Experimental Constraints on Trace Element Behavior in Martian Evaporite Minerals

The Mars Exploration Rovers, Spirit and Opportunity, have detected a distinctive suite of evaporite minerals at the Martian surface precipitated from fluids derived from basaltic weathering under low pH conditions. Orbital spectroscopic methods have confirmed global distributions of these materials. The formation and stability of these mineral assemblages have been well modeled at Meridiani Planum for major element chemistry. However, in addition to providing major element chemistry of Martian surface materials, the APXS (Alpha-Proton X-Ray Spectrometer) instruments onboard the Mars Exploration Rovers have returned a selection of trace element abundances in soils and rocks including Ni, Zn, and Cr. These measurements have shown considerable trace element abundance variability that is not well-understood. Accordingly, it is of some interest to constrain the trace element partitioning behavior for the distinctive evaporite minerals that likely exist at Meridiani Planum, including gypsum, Mg- and Fe-sulfates.

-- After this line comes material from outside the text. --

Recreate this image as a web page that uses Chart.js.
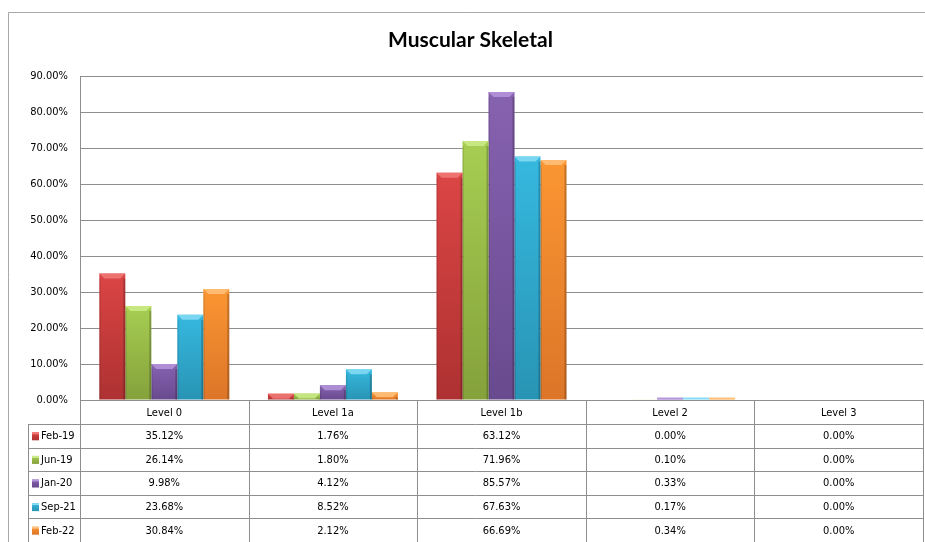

Determining trace element partitioning during the formation of these materials is difficult through experimental means due to various kinetic effects and complicating factors. Also, analysis of trace element abundances in the final precipitated mineral can be further complicated by the presence of ubiquitous fluid inclusions. Here we describe an experimental approach and preliminary results of trace element incorporation into gypsum (CaSO4\dot2H2O) - which precipitates early in an evolving evaporation system and for which the precipitation process is well-understood. We record the behavior of Ni, Zn and Cr individually during the carefully controlled precipitation of gypsum at constant pH and temperature (25°C). Future experiments will examine the behavior of these elements for increasingly more complex evaporite formation systems more fully analogous to Meridiani Planum mineralogy.